Showing us how to use compost in planters. 
Thinking about our waste...
Heather and Ella sitting with the garbage from the Summer Social (both from planning the event and at the event itself). We always make an effort to reduce our waste but let's do even better next time! 
All in all it was a beautiful day. 
Thank you to everyone who join us (and all those who were with us in spirit).

Watch for the Volunteer Recognition Event on October 2!

Tuesday, July 16, 2013

Stop to Chat with Ella

Ella is doing a fabulous job as our Summer Compost Educator. Folks can learn to compost by visiting the Compost Education Centre (JJNC) on Saturdays and Sundays. She will also be there on Fridays and Mondays. We asked her some questions to see what makes her tick:

What are you the most proud of from your work this summer?

Before I talk about what I’m proud of in this job, I would just like to say that I’m incredibly honoured to be working for the City of Edmonton. My colleagues in Waste Management Services are very dynamic and forward-thinking, and have not ceased to stretch and challenge me in new ways.
In terms of visible accomplishments, I am most proud of maintaining the garden and floral displays at the John Janzen Nature Centre - I can watch how plants grow with the help of compost, daily!

What kind of questions do you get from people who visit the site?

I get a lot of crazy questions at the Compost Education Centre, but some of the most common ones are:
  • How long does it take to compost something? This one is a bit tricky because people want a simple answer. However, as any experienced composter knows, it’s never the same! I usually tell people that it can take anywhere between three months and five years; it’s up to them how long it takes.
  • What is the best kind of compost bin to get? When I get this question, I begin my answer by asking some questions of my own about the amount of waste the visitor wants to compost, how much time they have to turn the compost, and whether they want it done quickly. All of these factors allow me to make a recommendation.
  • How do I get started? That one’s easy, because the answer is always the same: greens, browns, water, air!

When you visit the site, let us know if you do any maintenance work
in this log book. That way we can properly thank you for your time!

Check out this map to learn what Ella has planted around the site.
What’s your favourite story from your work with Mark?

It’s hard to settle for one specific Mark story (there are just so many), but there is one ongoing saga that comes up the most often: Mark’s love affair with lattes. Of course I enjoy lattes as well, so Mark and I will often get one while out running errands. Recently, things have progressed so far that Mark and I will try to interpret the colour patterns in the milk foam. Although it’s not quite like reading tea leaves, it comes close to it in artfulness and imagination.
Ella has lots of examples of worm composting to show visitors.
She also encourages picnickers to compost their food scraps. 

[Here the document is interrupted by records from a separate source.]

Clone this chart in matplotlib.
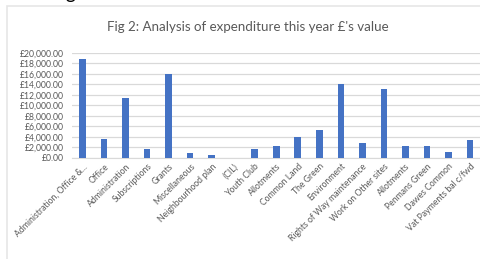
import numpy as np
import matplotlib.pyplot as plt
from matplotlib.patches import Rectangle
from matplotlib.ticker import FuncFormatter

# ----- data -----
categories = ['Administration, Office &...', 'Office', 'Administration', 'Subscriptions',
              'Grants', 'Miscellaneous', 'Neighbourhood plan', '(CIL)', 'Youth Club',
              'Allotments', 'Common Land', 'The Green', 'Environment',
              'Rights of Way maintenance', 'Work on Other sites', 'Allotments',
              'Penmans Green', 'Dawes Common', 'Vat Payments bal c/fwd']
spend = [18800, 3620, 11300, 1600, 15900, 840, 520, 0, 1710, 2290, 4000, 5280,
         13980, 2740, 13090, 2290, 2230, 1140, 3430]
yticks = np.arange(0, 20001, 2000)

title = "Fig 2: Analysis of expenditure this year \u00a3's value"
txt_col = '#595959'
bar_col = '#4472C4'

plt.rcParams['font.family'] = ['Lato', 'DejaVu Sans']

W, H = 481, 259
fig = plt.figure(figsize=(W/100, H/100), dpi=100)

# chart frame (light grey border, runs off the right / bottom edge)
fig.patches.append(Rectangle((7/W, -0.05), 1.2, (H-6)/H + 0.05, transform=fig.transFigure,
                             fill=False, edgecolor='#e6e6e6', linewidth=1.2))
# fragment of the document heading cut off at the top
fig.text(50/W, 1 + 1.5/H, 'Fig 2', fontsize=14, color='black', va='baseline', ha='left')

ax = fig.add_axes([71.7/W, (H-157.7)/H, (480.8-71.7)/W, (157.7-52.7)/H])
x = np.arange(len(categories))
ax.bar(x, spend, width=0.31, color=bar_col, zorder=3)

ax.set_xlim(-0.5, len(categories)-0.5)
ax.set_ylim(0, 20000)
ax.set_yticks(yticks)
ax.yaxis.set_major_formatter(FuncFormatter(lambda v, p: '\u00a3{:,.2f}'.format(v)))
ax.grid(axis='y', color='#d9d9d9', linewidth=0.9, zorder=0)
ax.set_xticks(x)
ax.set_xticklabels(categories, rotation=45, ha='right', rotation_mode='anchor')
ax.tick_params(axis='both', length=0, labelsize=6.2, colors=txt_col)
ax.tick_params(axis='x', pad=3)
ax.tick_params(axis='y', pad=6)
for s in ['top', 'right', 'left']:
    ax.spines[s].set_visible(False)
ax.spines['bottom'].set_color('#d9d9d9')

fig.text(248/W, 1 - 26.7/H, title, fontsize=9.6, color=txt_col, ha='center', va='center')

fig.savefig('out.png', dpi=100)
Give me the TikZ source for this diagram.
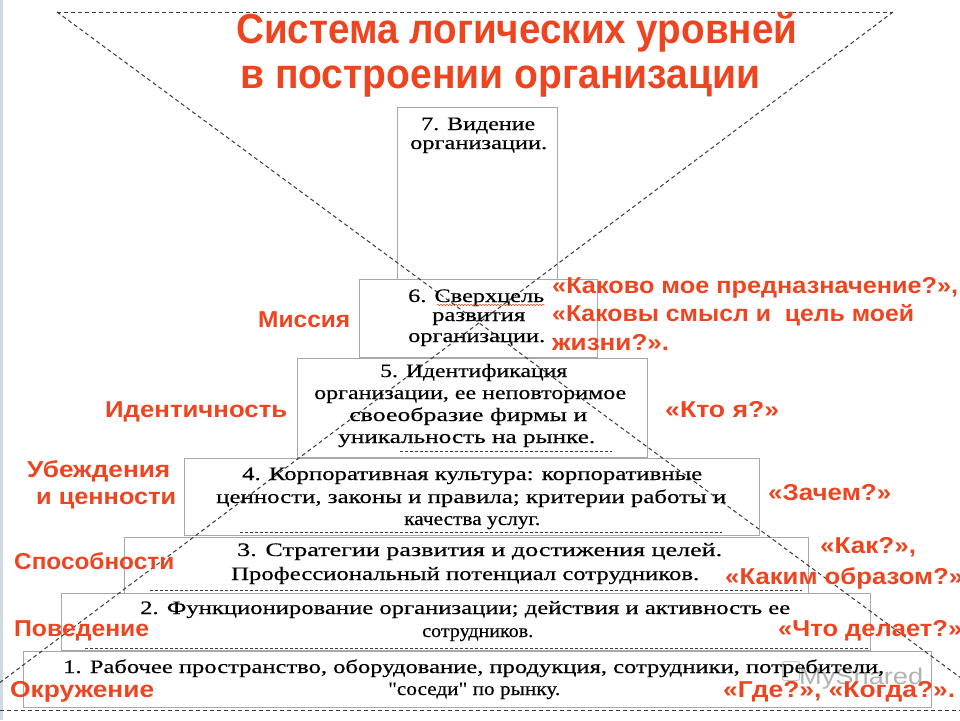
\documentclass[tikz,border=0pt]{standalone}
\usepackage{fontspec}
\usepackage{graphicx}
\setmainfont{Liberation Serif}[Ligatures=TeXOff, FakeBold=0.35]
\newfontfamily\redfont{Liberation Sans}
\usetikzlibrary{decorations.pathmorphing}
\definecolor{redc}{HTML}{EE4420}
\definecolor{boxgray}{HTML}{A8A8A8}
\definecolor{dashc}{HTML}{3A3A3A}
\definecolor{stripc}{HTML}{CFD9E0}
\newcommand\fitw[2]{\resizebox{#1pt}{\height}{#2}}
\newcommand\bline[5]{\node[btxt] (#1) at (#2,#3) {\fitw{#4}{#5}};}
\newcommand\rline[5]{\node[rtxt] (#1) at (#2,#3) {\fitw{#4}{#5}};}
\tikzset{
  lvlbox/.style={draw=boxgray, line width=1pt, fill=white, inner sep=0pt, anchor=north west},
  btxt/.style={anchor=base west, inner sep=0pt, font=\fontsize{19}{22}\selectfont},
  rtxt/.style={anchor=base west, inner sep=0pt, text=redc, font=\redfont\bfseries\fontsize{23}{26}\selectfont},
  ttxt/.style={anchor=base west, inner sep=0pt, text=redc, font=\redfont\bfseries\fontsize{42}{48}\selectfont},
  xline/.style={draw=dashc, line width=1pt, dash pattern=on 4pt off 3pt},
  bdash/.style={draw=dashc, line width=0.9pt, dash pattern=on 3pt off 2pt},
}
\begin{document}
\begin{tikzpicture}[x=1pt,y=-1pt]
\useasboundingbox (0,0) rectangle (960,720);
\clip (0,0) rectangle (960,720);
\fill[white] (0,0) rectangle (960,720);
\fill[stripc] (0,0) rectangle (3,720);

% boxes (top to bottom; lower ones drawn over)
\node[lvlbox, minimum width=160pt, minimum height=172pt] (b7) at (397,107) {};
\node[lvlbox, minimum width=238pt, minimum height=78pt] (b6) at (359,279) {};
\node[lvlbox, minimum width=350pt, minimum height=99pt] (b5) at (297,358) {};
\node[lvlbox, minimum width=575pt, minimum height=77pt] (b4) at (184,458) {};
\node[lvlbox, minimum width=684pt, minimum height=56pt] (b3) at (124,537) {};
\node[lvlbox, minimum width=809pt, minimum height=57pt] (b2) at (61,593) {};
\node[lvlbox, minimum width=908pt, minimum height=56pt] (b1) at (23,651) {};

% dashed bottoms
\draw[bdash] (400,451) -- (612,451);
\draw[bdash] (240,532) -- (722,532);
\draw[bdash] (150,590) -- (802,590);
\draw[bdash] (85,648) -- (870,648);

% big dashed X and horizontals
\coordinate (TL) at (57,12);
\coordinate (TR) at (893,12);
\coordinate (BR) at (1018,720);
\coordinate (BL) at (-50,720);
\coordinate (HL) at (0,710);
\coordinate (HR) at (960,710);
\draw[xline] (TL) -- (TR);
\draw[xline] (TL) -- (BR);
\draw[xline] (TR) -- (BL);
\draw[xline] (HL) -- (HR);

% watermark
\node[draw=gray!70, rounded corners=2pt, line width=1pt, minimum width=17pt, minimum height=19pt, inner sep=0pt, opacity=0.6, anchor=north west] (wmicon) at (782,661) {};
\node[anchor=base west, inner sep=0pt, text=gray, opacity=0.6, font=\redfont\fontsize{23}{26}\selectfont] (wm) at (799,684) {\fitw{124}{MyShared}};

% box texts
\bline{t7a}{421}{130}{114}{7. Видение}
\bline{t7b}{410}{149}{137}{организации.}
\bline{t6a}{408}{302}{136}{6. Сверхцель}
\bline{t6b}{432}{321}{93}{развития}
\bline{t6c}{408}{342}{137}{организации.}
\draw[redc, line width=0.5pt, decorate, decoration={snake, amplitude=0.8pt, segment length=3pt}] (437,305) -- (545,305);
\bline{t5a}{380}{377}{187}{5. Идентификация}
\bline{t5b}{314}{399}{312}{организации, ее неповторимое}
\bline{t5c}{349}{421}{238}{своеобразие фирмы и}
\bline{t5d}{338}{443}{257}{уникальность на рынке.}
\bline{t4a}{242}{480}{460}{4. Корпоративная культура: корпоративные}
\bline{t4b}{216}{503}{510}{ценности, законы и правила; критерии работы и}
\bline{t4c}{404}{525}{136}{качества услуг.}
\bline{t3a}{237}{556}{485}{3. Стратегии развития и достижения целей.}
\bline{t3b}{231}{580}{468}{Профессиональный потенциал сотрудников.}
\bline{t2a}{140}{614}{650}{2. Функционирование организации; действия и активность ее}
\bline{t2b}{422}{637}{111}{сотрудников.}
\bline{t1a}{63}{673}{821}{1. Рабочее пространство, оборудование, продукция, сотрудники, потребители,}
\bline{t1b}{388}{695}{172}{"соседи" по рынку.}

% title
\node[ttxt] (title1) at (236,43) {\fitw{561}{Система логических уровней}};
\node[ttxt] (title2) at (240,88) {\fitw{520}{в построении организации}};

% left labels
\rline{lmis}{258}{327}{92}{Миссия}
\rline{lid}{105}{417}{182}{Идентичность}
\rline{lub}{27}{477}{143}{Убеждения}
\rline{lcen}{36}{504}{140}{и ценности}
\rline{lsp}{14}{569}{160}{Способности}
\rline{lpov}{14}{636}{135}{Поведение}
\rline{lokr}{10}{697}{144}{Окружение}

% right labels
\rline{q1}{552}{293}{406}{«Каково мое предназначение?»,}
\rline{q2}{552}{321}{362}{«Каковы смысл и\ \ цель моей}
\rline{q3}{552}{350}{117}{жизни?».}
\rline{q4}{665}{417}{114}{«Кто я?»}
\rline{q5}{768}{500}{123}{«Зачем?»}
\rline{q6}{820}{553}{96}{«Как?»,}
\rline{q7}{725}{584}{238}{«Каким образом?»}
\rline{q8}{778}{636}{184}{«Что делает?»}
\rline{q9}{723}{697}{232}{«Где?», «Когда?».}
\end{tikzpicture}
\end{document}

How many people have you spoken to at the Compost Education Centre?

According to our stats, I've spoken to over 450 people, so far, this summer.

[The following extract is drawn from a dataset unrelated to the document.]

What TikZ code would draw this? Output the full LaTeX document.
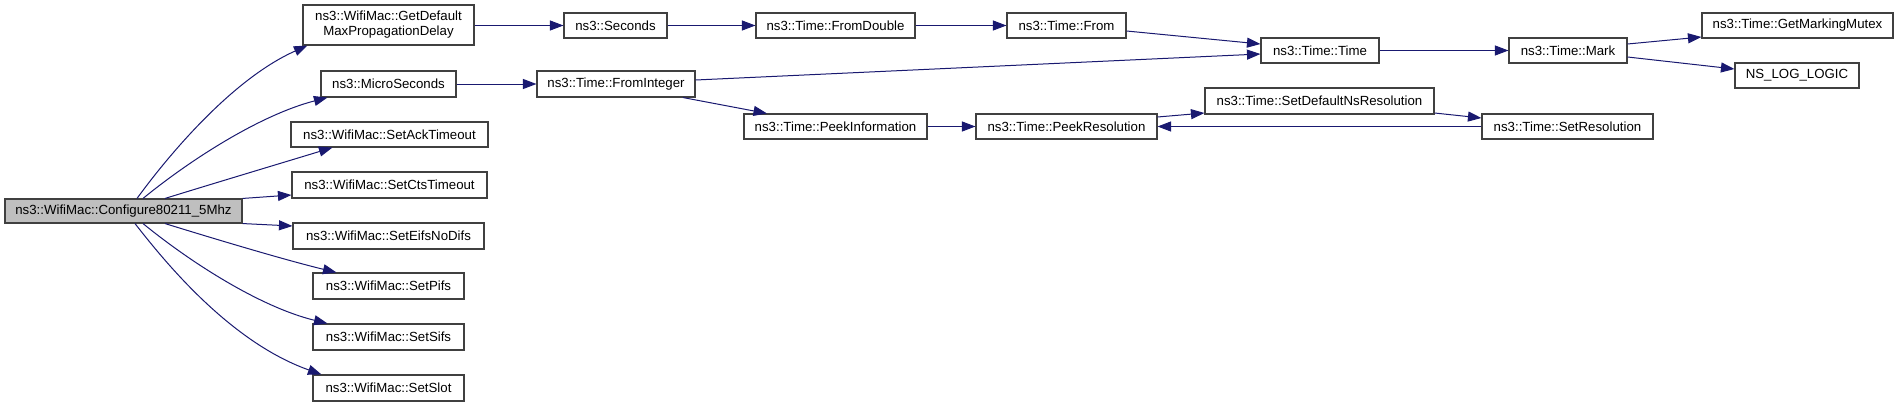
\documentclass[tikz,border=0pt]{standalone}
\usepackage{fontspec}
\setmainfont{Liberation Sans}
\usetikzlibrary{arrows.meta}
\definecolor{edgeblue}{HTML}{191970}
\definecolor{confgray}{HTML}{BFBFBF}
\definecolor{boxline}{HTML}{404040}
\begin{document}
\begin{tikzpicture}[x=1pt,y=-1pt,
  box/.style={draw=boxline, line width=1.1pt, fill=white, inner sep=0pt,
    minimum height=25pt, font=\fontsize{13.25}{15}\selectfont, align=center},
  edge/.style={draw=edgeblue, line width=1pt, -{Triangle[length=13.5pt,width=10pt]}}]
\useasboundingbox (0,0) rectangle (1899,407);
% nodes
\node[box, fill=confgray, minimum width=237pt, minimum height=24pt] (conf) at (123.5,211) {ns3::WifiMac::Configure80211\_5Mhz};
\node[box, minimum width=171pt, minimum height=40pt] (gdm) at (388.5,25) {ns3::WifiMac::GetDefault\\MaxPropagationDelay};
\node[box, minimum width=135pt, minimum height=26pt] (micro) at (388.5,84) {ns3::MicroSeconds};
\node[box, minimum width=197pt] (ack) at (389.5,134.5) {ns3::WifiMac::SetAckTimeout};
\node[box, minimum width=195pt, minimum height=26pt] (cts) at (389.5,185) {ns3::WifiMac::SetCtsTimeout};
\node[box, minimum width=191pt, minimum height=26pt] (eifs) at (388.5,236) {ns3::WifiMac::SetEifsNoDifs};
\node[box, minimum width=151pt, minimum height=26pt] (pifs) at (388.5,286) {ns3::WifiMac::SetPifs};
\node[box, minimum width=151pt, minimum height=26pt] (sifs) at (388.5,337) {ns3::WifiMac::SetSifs};
\node[box, minimum width=151pt, minimum height=26pt] (slot) at (388.5,388) {ns3::WifiMac::SetSlot};
\node[box, minimum width=103pt] (sec) at (615.5,25.5) {ns3::Seconds};
\node[box, minimum width=159pt] (fdbl) at (835.5,25.5) {ns3::Time::FromDouble};
\node[box, minimum width=158pt, minimum height=26pt] (fint) at (616,84) {ns3::Time::FromInteger};
\node[box, minimum width=183pt] (pinfo) at (835.5,126.5) {ns3::Time::PeekInformation};
\node[box, minimum width=119pt] (from) at (1066.5,25.5) {ns3::Time::From};
\node[box, minimum width=118pt] (time) at (1320,50.5) {ns3::Time::Time};
\node[box, minimum width=229pt, minimum height=26pt] (sdns) at (1319.5,101) {ns3::Time::SetDefaultNsResolution};
\node[box, minimum width=181pt] (pres) at (1066.5,126.5) {ns3::Time::PeekResolution};
\node[box, minimum width=118pt] (mark) at (1568,50.5) {ns3::Time::Mark};
\node[box, minimum width=191pt] (gmm) at (1797.5,25.5) {ns3::Time::GetMarkingMutex};
\node[box, minimum width=124pt] (nslog) at (1797,75.5) {NS\_LOG\_LOGIC};
\node[box, minimum width=171pt] (sres) at (1567.5,126.5) {ns3::Time::SetResolution};
% edges from Configure
\draw[edge] ([xshift=13.5]conf.north) .. controls (165,160) and (230,80) .. ([xshift=5]gdm.south west);
\draw[edge] ([xshift=19.5]conf.north) .. controls (190,160) and (260,115) .. ([xshift=7]micro.south west);
\draw[edge] ([xshift=41.5]conf.north) .. controls (215,183) and (285,162) .. ([xshift=42]ack.south west);
\draw[edge] (conf.north east) -- ([yshift=-10]cts.west);
\draw[edge] (conf.south east) -- ([yshift=10]eifs.west);
\draw[edge] ([xshift=41.5]conf.south) .. controls (215,239) and (285,260) .. ([xshift=24]pifs.north west);
\draw[edge] ([xshift=19.5]conf.south) .. controls (190,262) and (260,307) .. ([xshift=15]sifs.north west);
\draw[edge] ([xshift=11.5]conf.south) .. controls (165,262) and (230,342) .. ([xshift=9]slot.north west);
% other edges
\draw[edge] (gdm.east |- sec.west) -- (sec.west);
\draw[edge] (sec.east) -- (fdbl.west);
\draw[edge] (fdbl.east) -- (from.west);
\draw[edge] (micro.east) -- (fint.west);
\draw[edge] ([yshift=-5.5]from.east) -- ([yshift=6.5]time.west);
\draw[edge] ([yshift=4]fint.east) -- ([yshift=-3.5]time.west);
\draw[edge] ([xshift=67]fint.south) -- ([xshift=-68.5]pinfo.north);
\draw[edge] (pinfo.east) -- (pres.west);
\draw[edge] ([yshift=9.5]pres.east) -- ([yshift=-12]sdns.west);
\draw[edge] ([yshift=-12]sdns.east) -- ([yshift=8.5]sres.west);
\draw[edge] (sres.west) -- (pres.east);
\draw[edge] (time.east) -- (mark.west);
\draw[edge] ([yshift=6.5]mark.east) -- ([yshift=-11.5]gmm.west);
\draw[edge] ([yshift=-6.5]mark.east) -- ([yshift=6.5]nslog.west);
\end{tikzpicture}
\end{document}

Ella is very comfortable helping residents find
a way to compost that fits their lifestyle. 

Do you have any tricks to engage people walking by the site?

The key to engaging any guest is offering them something, be it an activity, a demonstration, or just some attention. The most effective way of bringing families in is to play a game with the kids or to offer an encounter with our Red Wigglers. Adults without children can be more difficult to engage, but if they have any interest in composting, it usually works to be friendly and approach them. I offer to answer questions and encourage them to interact with the compost bins we have on site.

Thank you to Ella for sharing your experience with us. Remember to stop by, and say hello to her this summer! As you can see, Ella is happy to answer questions.